A madness metal, impervious to harmful thought or deed...

Tuesday, April 20

Idea #2

Our hero is lying in his bath, having cut one wrist but now unable to cut the other. As he slips into unconsciousness, he is visited by his ideal woman who walks him through reality and most importantly shows that he makes it. The atoms dance. The centre of the universe is the thought of the thinker.

Idea

A pale afternoon.

There’s an uncanny calm on the waters as I gripe internally about the length of this bath tub: it’s either shoulders out or knees up. Why the fuck even bother with it? It’s just a shower you can trip your way out of. For now, I’ll go with the exposed knees and wait for the water to turn cold around me.

I try to drift to sleep, but if you’ve ever tried that you’ll know it doesn’t work. End up just agitated with your own inability to do something so simple.

There’s so much to dislike--no fuck it--hate about this tiny room. The too-small tub, the pervasive stink of chemical cleaners and the litterbox, the mildewed ceiling, the used and useless. You can’t even close your eyes and think it away, it’s coming through your nose. And that interpretive jazz band fucking with your ears too. You almost miss the squealing insects.

Maybe it’s OK. Maybe this is how to wash. To cleanse.
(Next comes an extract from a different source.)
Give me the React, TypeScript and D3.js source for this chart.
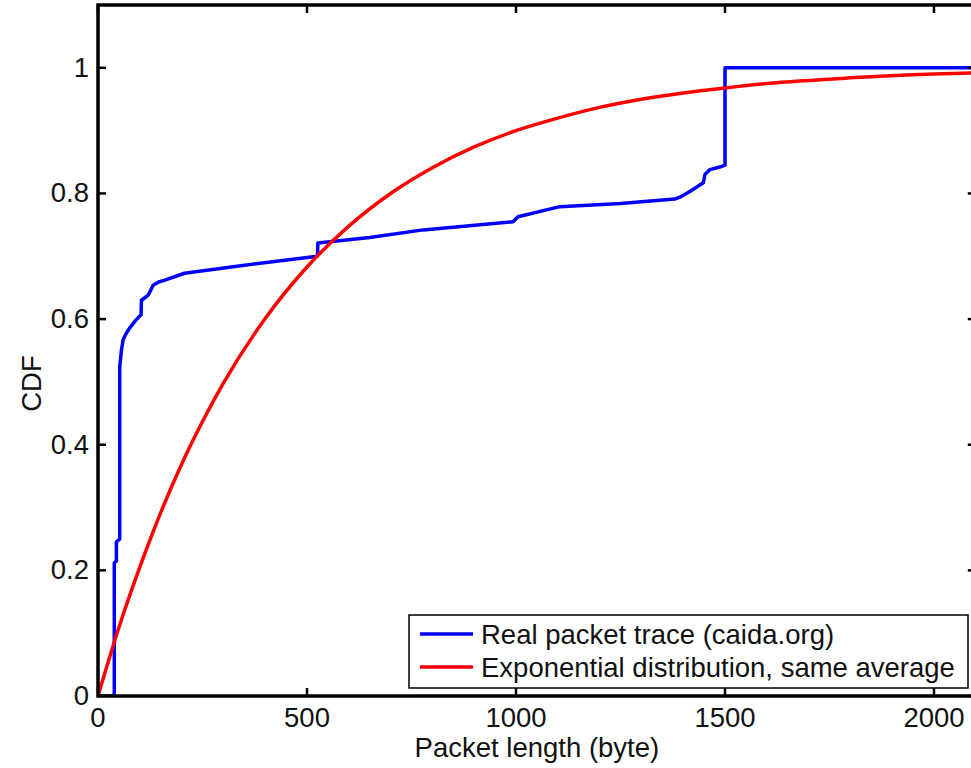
import React from 'react'
import * as d3 from 'd3'

const tracePoints: [number, number][] = [
  [0, 0], [37, 0], [39, 0.005], [39, 0.212], [44, 0.215], [44, 0.245], [52, 0.25],
  [52, 0.524], [56, 0.55], [60, 0.567], [68, 0.578], [76, 0.586], [90, 0.598],
  [103, 0.607], [104, 0.63], [112, 0.634], [120, 0.638], [132, 0.654], [145, 0.659],
  [160, 0.662], [207, 0.673], [319, 0.683], [437, 0.693], [510, 0.699], [525, 0.7],
  [526, 0.721], [650, 0.73], [778, 0.742], [993, 0.755], [1005, 0.763],
  [1105, 0.779], [1250, 0.784], [1380, 0.791], [1392, 0.794], [1416, 0.803],
  [1448, 0.817], [1452, 0.83], [1464, 0.838], [1475, 0.84], [1492, 0.843],
  [1500, 0.845], [1500, 1], [2100, 1]
]

// exponential fit
const expX = [0, 50, 100, 150, 200, 250, 300, 400, 500, 600, 700, 800, 900, 1000,
  1100, 1200, 1300, 1400, 1500, 1600, 1800, 2000, 2100]
const expY = [0, 0.109, 0.205, 0.292, 0.369, 0.437, 0.498, 0.601, 0.683, 0.748,
  0.8, 0.841, 0.874, 0.9, 0.92, 0.937, 0.95, 0.96, 0.968, 0.975, 0.984,
  0.99, 0.992]

const xTicks = [0, 500, 1000, 1500, 2000]
const yTicks = [0, 0.2, 0.4, 0.6, 0.8, 1]

const seriesNames = ['Real packet trace (caida.org)', 'Exponential distribution, same average']
const seriesColors = ['#0000ff', '#ff0000']

const W = 971
const H = 768
const margin = { top: 5, left: 98, bottom: 72 }
const font = 'Liberation Sans, Arial, Helvetica, sans-serif'
const fs = 27.5

const App = () => {
  const x = d3.scaleLinear().domain([0, 2100]).range([margin.left, margin.left + 2100 * 0.418])
  const y = d3.scaleLinear().domain([0, 1.1]).range([H - margin.bottom, margin.top])

  const line = d3.line<[number, number]>()
    .x(d => x(d[0]))
    .y(d => y(d[1]))

  const expLine = d3.line<[number, number]>()
    .x(d => x(d[0]))
    .y(d => y(d[1]))
    .curve(d3.curveMonotoneX)

  const expPoints: [number, number][] = expX.map((v, i) => [v, expY[i]])

  const x0 = x(0)
  const x1 = x(2100)
  const y0 = y(0)
  const y1 = y(1.1)
  const tick = 8

  const legX = 409
  const legY = 615

  return (
    <svg width={W} height={H} style={{ position: 'absolute', left: 0, top: 0, background: '#fff' }}
      fontFamily={font}>
      <defs>
        <clipPath id="plot">
          <rect x={x0} y={y1} width={x1 - x0} height={y0 - y1} />
        </clipPath>
      </defs>

      <g clipPath="url(#plot)">
        <path d={line(tracePoints) || ''} fill="none" stroke={seriesColors[0]} strokeWidth={3.5}
          strokeLinejoin="round" />
        <path d={expLine(expPoints) || ''} fill="none" stroke={seriesColors[1]} strokeWidth={3.5} />
      </g>

      {/* ticks, inward on all sides */}
      {xTicks.map(t => (
        <g key={'x' + t}>
          <line x1={x(t)} x2={x(t)} y1={y0} y2={y0 - tick} stroke="#000" strokeWidth={2.5} />
          <line x1={x(t)} x2={x(t)} y1={y1} y2={y1 + tick} stroke="#000" strokeWidth={2.5} />
          <text x={x(t)} y={y0 + 31} fontSize={fs} textAnchor="middle" fill="#111">{t}</text>
        </g>
      ))}
      {yTicks.map(t => (
        <g key={'y' + t}>
          <line x1={x0} x2={x0 + tick} y1={y(t)} y2={y(t)} stroke="#000" strokeWidth={2.5} />
          <line x1={x1} x2={x1 - tick} y1={y(t)} y2={y(t)} stroke="#000" strokeWidth={2.5} />
          <text x={x0 - 9} y={y(t) + 9} fontSize={fs} textAnchor="end" fill="#111">{String(t)}</text>
        </g>
      ))}

      <rect x={x0} y={y1} width={x1 - x0} height={y0 - y1} fill="none" stroke="#000" strokeWidth={3.5} />

      <text x={(x0 + x1) / 2} y={757} fontSize={fs} textAnchor="middle" fill="#111">Packet length (byte)</text>
      <text transform={`translate(41,${(y0 + y1) / 2 + 33}) rotate(-90)`} fontSize={fs} textAnchor="middle"
        fill="#111">CDF</text>

      {/* legend */}
      <rect x={legX} y={legY} width={559} height={73} fill="#fff" stroke="#000" strokeWidth={1.5} />
      {seriesNames.map((name, i) => (
        <g key={name}>
          <line x1={legX + 11} x2={legX + 64} y1={legY + 19 + i * 33} y2={legY + 19 + i * 33}
            stroke={seriesColors[i]} strokeWidth={3.5} />
          <text x={legX + 72} y={legY + 29 + i * 33} fontSize={fs} fill="#111">{name}</text>
        </g>
      ))}
    </svg>
  )
}

export default App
A tiny little plastic beach of ones own. Add a waterlogged cheap paperback and maybe this is it. All of it.

But doors shouldn’t open of their own accord. Especially not doors removed years earlier to “give a sense of space to the place.” But I can see it now. Opening. Probably a metaphor of some type. The door opens. The bath waters turns colder around me. And she says (of course it’s a she, I’m naked in a bath tub, you think it’s going to be a guy?) “Hey, Dimmer!”

Wednesday, April 14

Attended a wedding on Saturday night, and snapped a few pics with the ol' iPhone (knowing full well they wouldn't come out well). I kinda like this one though, it's "almost arty".


Tuesday, April 13

Crazy Horse

"Fuck you, John. Just FUCK YOU!"
The receiver is slammed down, pure anger.

The conversation that led up to this:
"John, It's almost one, where's the car?"
"The car?"
"Yeah, I'm supposed to have been picked up by now, hell I should be there."
"I didn't know nothing about a car."
"Don't bullshit me, you know and I know there's always a car."
"I'm sorry but we don't have a car. We don't have anyone..."
"Jesus-fucking-christ, I don 't believe this."
"You're at the Crossways right?"
"Yeah, you managed to book this flea-pit at least."
"Well, that's only about five blocks away, you could walk."
"Have you seen those blocks John? I'm not walking through the fucking tenderloin."
"Call a taxi."
"Why the hell should I? The car is YOUR job asshole."
"Alright, alright -- I'll call a taxi for you - OK?"
"A fucking taxi?"
"It's about all I can do.... and you're late."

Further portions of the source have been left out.